• Directive
Take the listing from its first line through the line that contains "0.17, 0.29, 0.41, 0.49, 0.53, 0.565, 0.58, 0.588, 0.59, 0.59]" and please retype those lines exactly, leaving out the pictures.

— Start Information provided —

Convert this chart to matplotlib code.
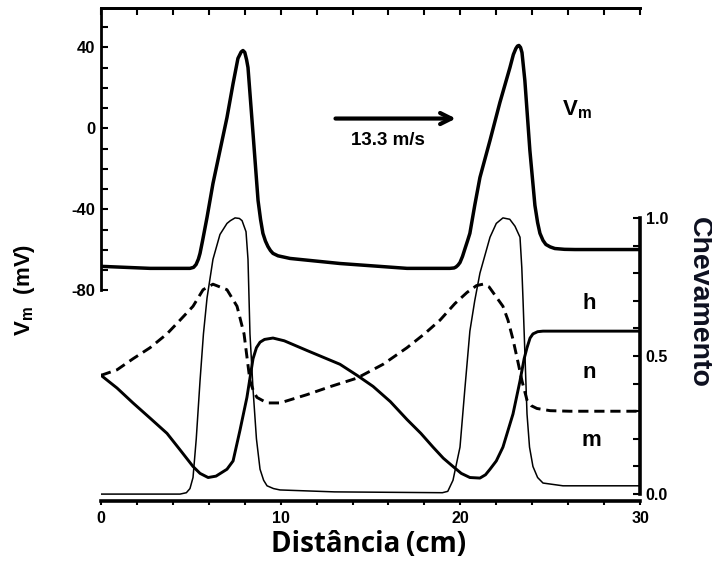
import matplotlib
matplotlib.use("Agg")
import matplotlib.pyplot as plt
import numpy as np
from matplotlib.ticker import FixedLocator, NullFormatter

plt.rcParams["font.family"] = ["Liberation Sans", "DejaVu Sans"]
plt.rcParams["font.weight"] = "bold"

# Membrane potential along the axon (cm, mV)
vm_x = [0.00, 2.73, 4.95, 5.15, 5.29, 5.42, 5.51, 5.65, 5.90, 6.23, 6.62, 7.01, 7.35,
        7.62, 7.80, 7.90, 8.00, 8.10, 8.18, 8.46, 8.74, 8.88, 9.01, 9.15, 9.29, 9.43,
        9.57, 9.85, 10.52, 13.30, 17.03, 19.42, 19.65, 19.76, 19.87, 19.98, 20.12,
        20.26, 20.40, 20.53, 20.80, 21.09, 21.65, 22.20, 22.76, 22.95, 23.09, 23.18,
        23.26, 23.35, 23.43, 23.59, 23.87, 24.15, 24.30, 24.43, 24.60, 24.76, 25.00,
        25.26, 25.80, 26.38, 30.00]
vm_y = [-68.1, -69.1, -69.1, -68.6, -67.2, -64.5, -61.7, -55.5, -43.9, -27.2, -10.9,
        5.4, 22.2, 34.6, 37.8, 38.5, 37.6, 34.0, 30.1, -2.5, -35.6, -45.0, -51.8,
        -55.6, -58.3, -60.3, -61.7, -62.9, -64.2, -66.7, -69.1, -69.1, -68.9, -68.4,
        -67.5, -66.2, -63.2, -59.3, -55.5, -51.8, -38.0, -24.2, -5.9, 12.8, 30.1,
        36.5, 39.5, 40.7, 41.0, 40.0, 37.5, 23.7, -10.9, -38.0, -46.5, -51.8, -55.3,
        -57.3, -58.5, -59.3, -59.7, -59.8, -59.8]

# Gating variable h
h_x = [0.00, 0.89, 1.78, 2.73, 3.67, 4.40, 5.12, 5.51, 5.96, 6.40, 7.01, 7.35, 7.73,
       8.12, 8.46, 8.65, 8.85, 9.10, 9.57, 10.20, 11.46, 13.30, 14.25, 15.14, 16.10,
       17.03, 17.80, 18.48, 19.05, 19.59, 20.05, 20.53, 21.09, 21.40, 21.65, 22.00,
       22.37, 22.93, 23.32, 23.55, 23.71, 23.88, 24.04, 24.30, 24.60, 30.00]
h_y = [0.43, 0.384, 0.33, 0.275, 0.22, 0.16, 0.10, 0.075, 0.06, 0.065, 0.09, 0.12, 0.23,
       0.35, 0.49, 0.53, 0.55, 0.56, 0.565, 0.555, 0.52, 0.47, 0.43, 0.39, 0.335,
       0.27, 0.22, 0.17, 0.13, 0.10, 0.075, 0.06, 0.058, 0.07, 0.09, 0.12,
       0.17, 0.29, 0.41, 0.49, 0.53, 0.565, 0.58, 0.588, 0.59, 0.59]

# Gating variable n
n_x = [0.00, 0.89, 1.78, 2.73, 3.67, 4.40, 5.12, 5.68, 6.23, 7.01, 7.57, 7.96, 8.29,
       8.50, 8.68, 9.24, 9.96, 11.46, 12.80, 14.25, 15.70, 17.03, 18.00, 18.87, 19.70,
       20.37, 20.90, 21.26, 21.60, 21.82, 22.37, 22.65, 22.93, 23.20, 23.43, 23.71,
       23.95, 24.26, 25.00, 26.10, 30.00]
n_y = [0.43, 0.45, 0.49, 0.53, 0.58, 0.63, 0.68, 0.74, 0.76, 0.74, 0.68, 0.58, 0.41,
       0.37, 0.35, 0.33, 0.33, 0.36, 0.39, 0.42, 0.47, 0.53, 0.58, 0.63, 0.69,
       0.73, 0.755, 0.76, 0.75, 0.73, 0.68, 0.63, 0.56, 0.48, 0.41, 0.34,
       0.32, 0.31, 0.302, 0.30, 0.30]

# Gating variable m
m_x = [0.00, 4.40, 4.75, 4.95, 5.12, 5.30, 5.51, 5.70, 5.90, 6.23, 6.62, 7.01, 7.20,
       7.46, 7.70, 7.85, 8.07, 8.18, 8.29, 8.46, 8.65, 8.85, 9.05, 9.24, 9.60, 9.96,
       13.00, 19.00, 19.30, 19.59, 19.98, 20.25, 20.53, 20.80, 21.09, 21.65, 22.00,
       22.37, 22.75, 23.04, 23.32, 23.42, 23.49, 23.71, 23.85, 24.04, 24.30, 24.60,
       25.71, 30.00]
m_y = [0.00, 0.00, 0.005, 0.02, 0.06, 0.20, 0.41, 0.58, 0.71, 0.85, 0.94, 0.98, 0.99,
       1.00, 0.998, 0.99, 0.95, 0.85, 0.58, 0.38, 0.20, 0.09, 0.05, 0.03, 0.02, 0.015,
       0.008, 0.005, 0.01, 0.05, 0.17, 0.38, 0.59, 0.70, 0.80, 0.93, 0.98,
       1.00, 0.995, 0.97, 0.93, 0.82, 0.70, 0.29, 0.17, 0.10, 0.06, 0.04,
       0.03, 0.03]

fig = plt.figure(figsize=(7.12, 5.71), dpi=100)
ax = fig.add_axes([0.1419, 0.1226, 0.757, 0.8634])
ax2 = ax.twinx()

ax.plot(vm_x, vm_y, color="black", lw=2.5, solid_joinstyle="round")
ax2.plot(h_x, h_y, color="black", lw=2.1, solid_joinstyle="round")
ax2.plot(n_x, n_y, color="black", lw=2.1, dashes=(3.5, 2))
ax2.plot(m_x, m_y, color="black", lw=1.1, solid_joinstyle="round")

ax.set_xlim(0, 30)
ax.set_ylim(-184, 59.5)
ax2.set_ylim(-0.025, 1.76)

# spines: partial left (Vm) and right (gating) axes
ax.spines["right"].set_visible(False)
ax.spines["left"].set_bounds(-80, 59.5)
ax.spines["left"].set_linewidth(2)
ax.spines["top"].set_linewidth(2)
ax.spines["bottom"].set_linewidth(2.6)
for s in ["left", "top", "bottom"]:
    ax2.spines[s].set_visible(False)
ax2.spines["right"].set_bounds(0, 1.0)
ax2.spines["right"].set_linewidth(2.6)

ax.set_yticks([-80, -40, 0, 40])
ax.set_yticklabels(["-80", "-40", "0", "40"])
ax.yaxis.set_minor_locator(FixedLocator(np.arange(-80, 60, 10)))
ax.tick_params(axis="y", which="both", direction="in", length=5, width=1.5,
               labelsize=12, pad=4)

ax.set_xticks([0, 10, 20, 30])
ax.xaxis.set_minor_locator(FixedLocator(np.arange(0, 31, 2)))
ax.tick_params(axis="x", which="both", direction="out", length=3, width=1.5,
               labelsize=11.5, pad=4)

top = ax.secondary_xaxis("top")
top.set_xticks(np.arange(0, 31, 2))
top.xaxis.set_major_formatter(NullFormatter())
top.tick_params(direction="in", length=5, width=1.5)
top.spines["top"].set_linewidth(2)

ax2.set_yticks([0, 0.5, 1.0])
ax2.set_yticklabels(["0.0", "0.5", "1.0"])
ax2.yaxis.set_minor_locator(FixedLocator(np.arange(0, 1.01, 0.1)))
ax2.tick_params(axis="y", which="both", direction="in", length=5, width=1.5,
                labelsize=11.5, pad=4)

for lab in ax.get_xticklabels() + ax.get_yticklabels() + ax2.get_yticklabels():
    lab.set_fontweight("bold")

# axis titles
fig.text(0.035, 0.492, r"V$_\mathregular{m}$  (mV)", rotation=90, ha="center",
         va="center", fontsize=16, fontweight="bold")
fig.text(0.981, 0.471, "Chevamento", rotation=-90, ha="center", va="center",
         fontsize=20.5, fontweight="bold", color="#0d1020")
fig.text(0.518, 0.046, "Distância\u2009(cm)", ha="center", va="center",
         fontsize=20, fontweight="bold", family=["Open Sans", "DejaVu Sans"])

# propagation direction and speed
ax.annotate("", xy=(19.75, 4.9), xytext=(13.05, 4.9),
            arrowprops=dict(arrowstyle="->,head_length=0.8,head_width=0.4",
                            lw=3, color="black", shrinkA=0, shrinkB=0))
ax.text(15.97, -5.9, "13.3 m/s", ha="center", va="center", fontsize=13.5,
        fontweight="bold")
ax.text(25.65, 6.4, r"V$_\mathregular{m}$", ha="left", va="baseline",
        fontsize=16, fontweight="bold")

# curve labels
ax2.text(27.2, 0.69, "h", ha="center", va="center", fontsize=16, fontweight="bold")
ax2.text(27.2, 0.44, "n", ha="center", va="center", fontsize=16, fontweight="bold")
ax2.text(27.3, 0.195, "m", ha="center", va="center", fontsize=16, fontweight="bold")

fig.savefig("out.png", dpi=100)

— End Information provided —

• Answer to the problem
Convert this chart to matplotlib code.
import matplotlib
matplotlib.use("Agg")
import matplotlib.pyplot as plt
import numpy as np
from matplotlib.ticker import FixedLocator, NullFormatter

plt.rcParams["font.family"] = ["Liberation Sans", "DejaVu Sans"]
plt.rcParams["font.weight"] = "bold"

# Membrane potential along the axon (cm, mV)
vm_x = [0.00, 2.73, 4.95, 5.15, 5.29, 5.42, 5.51, 5.65, 5.90, 6.23, 6.62, 7.01, 7.35,
        7.62, 7.80, 7.90, 8.00, 8.10, 8.18, 8.46, 8.74, 8.88, 9.01, 9.15, 9.29, 9.43,
        9.57, 9.85, 10.52, 13.30, 17.03, 19.42, 19.65, 19.76, 19.87, 19.98, 20.12,
        20.26, 20.40, 20.53, 20.80, 21.09, 21.65, 22.20, 22.76, 22.95, 23.09, 23.18,
        23.26, 23.35, 23.43, 23.59, 23.87, 24.15, 24.30, 24.43, 24.60, 24.76, 25.00,
        25.26, 25.80, 26.38, 30.00]
vm_y = [-68.1, -69.1, -69.1, -68.6, -67.2, -64.5, -61.7, -55.5, -43.9, -27.2, -10.9,
        5.4, 22.2, 34.6, 37.8, 38.5, 37.6, 34.0, 30.1, -2.5, -35.6, -45.0, -51.8,
        -55.6, -58.3, -60.3, -61.7, -62.9, -64.2, -66.7, -69.1, -69.1, -68.9, -68.4,
        -67.5, -66.2, -63.2, -59.3, -55.5, -51.8, -38.0, -24.2, -5.9, 12.8, 30.1,
        36.5, 39.5, 40.7, 41.0, 40.0, 37.5, 23.7, -10.9, -38.0, -46.5, -51.8, -55.3,
        -57.3, -58.5, -59.3, -59.7, -59.8, -59.8]

# Gating variable h
h_x = [0.00, 0.89, 1.78, 2.73, 3.67, 4.40, 5.12, 5.51, 5.96, 6.40, 7.01, 7.35, 7.73,
       8.12, 8.46, 8.65, 8.85, 9.10, 9.57, 10.20, 11.46, 13.30, 14.25, 15.14, 16.10,
       17.03, 17.80, 18.48, 19.05, 19.59, 20.05, 20.53, 21.09, 21.40, 21.65, 22.00,
       22.37, 22.93, 23.32, 23.55, 23.71, 23.88, 24.04, 24.30, 24.60, 30.00]
h_y = [0.43, 0.384, 0.33, 0.275, 0.22, 0.16, 0.10, 0.075, 0.06, 0.065, 0.09, 0.12, 0.23,
       0.35, 0.49, 0.53, 0.55, 0.56, 0.565, 0.555, 0.52, 0.47, 0.43, 0.39, 0.335,
       0.27, 0.22, 0.17, 0.13, 0.10, 0.075, 0.06, 0.058, 0.07, 0.09, 0.12,
       0.17, 0.29, 0.41, 0.49, 0.53, 0.565, 0.58, 0.588, 0.59, 0.59]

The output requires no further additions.